The aftermath of the election followed a similar pattern in coverage. One day after Sinn Féin’s landmark 37 seats won and 24.5% of first preference votes, the Irish Independent set the public agenda with the headline “So Why Didn't Younger Voters Care About Sinn Féin Crimes?” and brought the IRA into the conversation again immediately, despite the paper not questioning why the public voted for any of the other parties (O’Hanlon, 2020). Aside from this, Independent.ie largely omitted Sinn Féin from their headlines in the following weeks and focused on how Fianna Fáil should build a coalition, despite Sinn Féin and Fianna Fáil having the same amount of elected seats (with Fianna Fáil’s 38th TD being the Ceann Comhairle Seán Ó Fearghaíl who was re-elected automatically). By omitting Sinn Féin from their headlines, the out-of-frame status delegitimizes their claim to be included in government talks.

The following week, the Irish Independent published two articles written by Eoghan Harris, a long time Fianna Fáil affiliate who was nominated for the Oireachtas by former Fianna Fáil leader Bertie Aherne in 2007. In these articles, he spends the majority of time lambasting Sinn Féin, before agenda setting that Fine Gael’s Varadkar and Coveney are partly to blame for the rise of Sinn Féin for doing such a poor job regarding health and housing (Harris, 2020). However, in the next line he praises the Fianna Fáil leader for “loyally backing Fine Gael on Brexit” (ibid). Harris emphasis frames this in such a way that the public should praise Micheál Martin for backing Fine Gael during their successes, but should take none of the blame for backing them for their disastrous handling of health and housing over their government. This is a common double standard from the Irish mainstream media in which Fine Gael are given the blame for the failures of their confidence-and-supply government with Fianna Fáil, but split the praise for its successes.

This analysis of the agenda setting and framing function in RTÉ and the Irish Independent around the 2020 General Election points to three main findings. First, there is an apparent media favouritism towards Fianna Fáil, in terms of the amount of coverage they received after the election, and the general positivity of the agenda set about them throughout. Second, there is a slight bias against Fine Gael, largely because Fianna Fáil often shares the successes of their confidence-and-supply government, but Fine Gael are the only ones held accountable for the failures. Third, there is a strong bias against the newcomers of the major parties, Sinn Féin, who were the only party the Irish Independent wrote outright negative articles about, set the agenda with episodic frames from 2007, and who RTÉ almost omitted from the debate.

These three findings regarding agenda setting and framing can be explained by two factors: party popularity, and party policy. The mainstream media would generally try to appeal to the largest audience they could, and the poor polling of Fine Gael throughout the 2020 campaign would indicate they were a party on the decline and not the side to be supporting.
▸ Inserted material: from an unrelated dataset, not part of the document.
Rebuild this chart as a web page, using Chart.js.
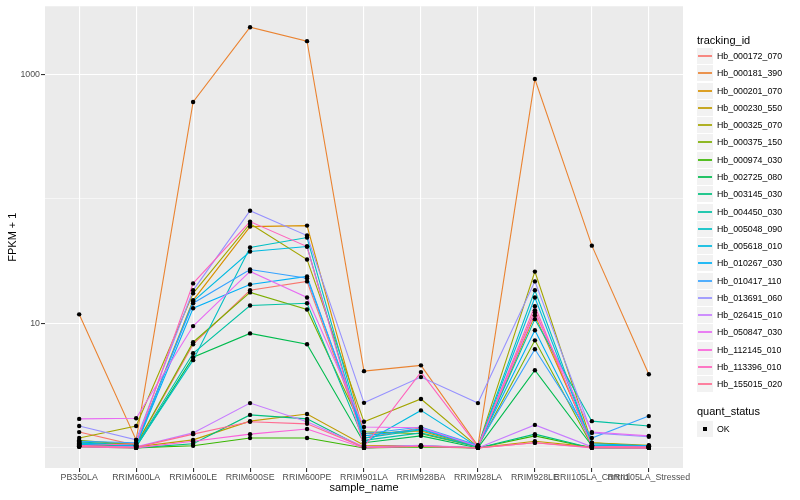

Since Fianna Fáil and Sinn Féin were polling close to each other for most of the campaign, the second factor, policy, is the reason the mainstream media would agenda-set and frame a bias against them. Sinn Féin’s policy on taxing the higher wage bracket more would include the people who run The Irish Independent and RTÉ, and many of their presenters. Fine Gael’s unpopularity and Sinn Féin’s tax policies went against the interests of the Irish mainstream media, and Fianna Fáil were the party that reaped the rewards of this through favouritism. The Irish Independent and RTÉ both utilised equivalency framing and emphasis framing extensively, while episodic framing occurred more often than thematic framing as would be expected.
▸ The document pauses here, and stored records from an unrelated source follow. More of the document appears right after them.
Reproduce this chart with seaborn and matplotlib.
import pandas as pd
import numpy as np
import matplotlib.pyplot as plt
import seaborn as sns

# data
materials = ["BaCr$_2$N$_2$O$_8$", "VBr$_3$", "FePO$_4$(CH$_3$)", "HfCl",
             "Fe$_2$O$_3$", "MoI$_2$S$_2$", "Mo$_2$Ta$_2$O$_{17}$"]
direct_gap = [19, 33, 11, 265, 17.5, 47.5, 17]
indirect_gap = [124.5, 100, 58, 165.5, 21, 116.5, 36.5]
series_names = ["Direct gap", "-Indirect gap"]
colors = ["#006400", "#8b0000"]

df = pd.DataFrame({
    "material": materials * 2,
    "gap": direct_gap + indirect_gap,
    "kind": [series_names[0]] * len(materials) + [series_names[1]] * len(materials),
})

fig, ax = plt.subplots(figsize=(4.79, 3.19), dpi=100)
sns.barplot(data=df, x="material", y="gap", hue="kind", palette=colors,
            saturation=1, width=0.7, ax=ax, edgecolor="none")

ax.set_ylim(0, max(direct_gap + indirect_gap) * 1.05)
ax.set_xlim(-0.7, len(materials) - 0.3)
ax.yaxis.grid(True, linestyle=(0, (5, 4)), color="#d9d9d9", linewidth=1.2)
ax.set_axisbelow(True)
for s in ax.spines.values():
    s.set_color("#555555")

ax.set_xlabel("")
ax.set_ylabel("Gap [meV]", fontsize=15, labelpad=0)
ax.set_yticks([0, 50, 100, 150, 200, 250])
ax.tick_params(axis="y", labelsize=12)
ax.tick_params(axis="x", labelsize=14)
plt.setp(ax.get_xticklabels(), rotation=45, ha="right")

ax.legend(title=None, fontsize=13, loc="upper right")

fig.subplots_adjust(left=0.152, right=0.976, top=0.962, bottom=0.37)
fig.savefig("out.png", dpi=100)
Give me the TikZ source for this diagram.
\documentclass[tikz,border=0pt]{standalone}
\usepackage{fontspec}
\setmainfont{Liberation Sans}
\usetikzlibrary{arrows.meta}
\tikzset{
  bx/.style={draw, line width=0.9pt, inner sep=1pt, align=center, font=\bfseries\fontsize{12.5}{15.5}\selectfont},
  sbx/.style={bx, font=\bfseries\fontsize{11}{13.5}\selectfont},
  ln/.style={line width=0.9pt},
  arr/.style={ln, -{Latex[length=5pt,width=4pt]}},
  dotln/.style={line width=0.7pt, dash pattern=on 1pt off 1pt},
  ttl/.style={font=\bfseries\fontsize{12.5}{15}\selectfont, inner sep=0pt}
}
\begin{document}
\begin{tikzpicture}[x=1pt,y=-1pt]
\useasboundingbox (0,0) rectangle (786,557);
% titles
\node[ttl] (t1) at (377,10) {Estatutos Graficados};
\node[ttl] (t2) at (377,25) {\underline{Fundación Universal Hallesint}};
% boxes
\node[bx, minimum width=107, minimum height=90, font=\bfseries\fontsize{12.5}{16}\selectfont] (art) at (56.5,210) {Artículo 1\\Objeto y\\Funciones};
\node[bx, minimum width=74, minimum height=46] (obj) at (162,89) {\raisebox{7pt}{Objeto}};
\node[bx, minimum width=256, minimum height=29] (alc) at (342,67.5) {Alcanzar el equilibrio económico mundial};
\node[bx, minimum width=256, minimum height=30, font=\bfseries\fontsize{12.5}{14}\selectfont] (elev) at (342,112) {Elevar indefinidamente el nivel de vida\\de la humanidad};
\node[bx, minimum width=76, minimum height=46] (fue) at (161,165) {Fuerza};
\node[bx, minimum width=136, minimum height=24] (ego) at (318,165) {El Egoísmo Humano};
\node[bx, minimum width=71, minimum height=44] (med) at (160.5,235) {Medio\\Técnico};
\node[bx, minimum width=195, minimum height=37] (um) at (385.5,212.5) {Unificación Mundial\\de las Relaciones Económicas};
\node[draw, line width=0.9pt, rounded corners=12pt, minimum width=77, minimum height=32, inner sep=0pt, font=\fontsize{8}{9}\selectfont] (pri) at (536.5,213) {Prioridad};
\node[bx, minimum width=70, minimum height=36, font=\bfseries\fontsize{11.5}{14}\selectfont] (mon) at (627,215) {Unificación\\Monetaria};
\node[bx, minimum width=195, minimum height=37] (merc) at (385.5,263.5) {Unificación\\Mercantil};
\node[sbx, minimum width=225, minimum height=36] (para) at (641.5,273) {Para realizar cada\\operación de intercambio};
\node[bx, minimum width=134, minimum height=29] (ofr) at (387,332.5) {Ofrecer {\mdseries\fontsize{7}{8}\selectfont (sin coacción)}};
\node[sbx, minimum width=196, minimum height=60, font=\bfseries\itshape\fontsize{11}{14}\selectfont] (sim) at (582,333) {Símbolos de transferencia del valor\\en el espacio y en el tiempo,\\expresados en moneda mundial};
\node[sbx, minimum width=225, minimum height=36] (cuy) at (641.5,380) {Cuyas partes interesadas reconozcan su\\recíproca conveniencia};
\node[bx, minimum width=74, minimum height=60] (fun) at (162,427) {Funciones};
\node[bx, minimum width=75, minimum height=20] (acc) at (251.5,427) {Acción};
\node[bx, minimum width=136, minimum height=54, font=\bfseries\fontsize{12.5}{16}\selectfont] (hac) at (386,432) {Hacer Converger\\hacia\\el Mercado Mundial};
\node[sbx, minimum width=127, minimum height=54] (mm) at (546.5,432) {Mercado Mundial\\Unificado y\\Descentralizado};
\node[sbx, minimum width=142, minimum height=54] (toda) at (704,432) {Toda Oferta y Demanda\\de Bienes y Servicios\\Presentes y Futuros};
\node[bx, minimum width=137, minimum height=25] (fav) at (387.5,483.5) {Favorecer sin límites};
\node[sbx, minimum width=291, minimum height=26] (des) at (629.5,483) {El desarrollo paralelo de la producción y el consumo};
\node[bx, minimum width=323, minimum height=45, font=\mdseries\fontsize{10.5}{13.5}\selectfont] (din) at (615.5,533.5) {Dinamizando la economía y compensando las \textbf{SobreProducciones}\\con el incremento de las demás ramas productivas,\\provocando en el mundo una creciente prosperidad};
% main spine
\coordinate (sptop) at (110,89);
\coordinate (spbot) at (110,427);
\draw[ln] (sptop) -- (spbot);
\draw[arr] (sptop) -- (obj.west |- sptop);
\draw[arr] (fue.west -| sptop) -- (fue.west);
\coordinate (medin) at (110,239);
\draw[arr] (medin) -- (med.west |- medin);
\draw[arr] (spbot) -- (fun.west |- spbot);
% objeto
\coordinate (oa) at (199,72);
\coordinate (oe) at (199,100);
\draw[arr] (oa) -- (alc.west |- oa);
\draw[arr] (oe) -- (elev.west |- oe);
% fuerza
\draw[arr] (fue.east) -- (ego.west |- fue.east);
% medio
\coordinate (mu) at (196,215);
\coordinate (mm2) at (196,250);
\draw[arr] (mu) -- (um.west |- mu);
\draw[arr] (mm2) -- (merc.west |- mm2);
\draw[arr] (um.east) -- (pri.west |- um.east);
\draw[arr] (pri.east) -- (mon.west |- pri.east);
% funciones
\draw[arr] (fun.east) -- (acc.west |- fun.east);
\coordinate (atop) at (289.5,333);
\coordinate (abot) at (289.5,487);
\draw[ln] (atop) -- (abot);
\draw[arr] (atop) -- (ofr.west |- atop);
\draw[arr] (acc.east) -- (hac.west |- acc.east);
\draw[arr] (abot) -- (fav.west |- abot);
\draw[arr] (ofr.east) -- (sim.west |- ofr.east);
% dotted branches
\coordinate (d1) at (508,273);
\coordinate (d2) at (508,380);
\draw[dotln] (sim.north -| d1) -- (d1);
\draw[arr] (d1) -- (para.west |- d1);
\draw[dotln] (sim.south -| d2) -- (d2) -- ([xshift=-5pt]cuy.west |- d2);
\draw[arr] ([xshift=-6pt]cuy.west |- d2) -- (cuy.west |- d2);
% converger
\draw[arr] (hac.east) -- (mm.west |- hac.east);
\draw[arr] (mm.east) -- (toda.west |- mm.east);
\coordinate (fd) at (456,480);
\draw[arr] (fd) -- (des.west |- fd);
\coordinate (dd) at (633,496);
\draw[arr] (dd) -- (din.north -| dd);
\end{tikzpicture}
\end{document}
The conversation around the biases present in our news sources will always be an important discussion to be had. When the world is already on a path towards further political polarisation, it is important to be aware of the potential biases of any individual news source. Agenda setting and framing are two very powerful tools that not only shape the political world around us, but every aspect of society around us too.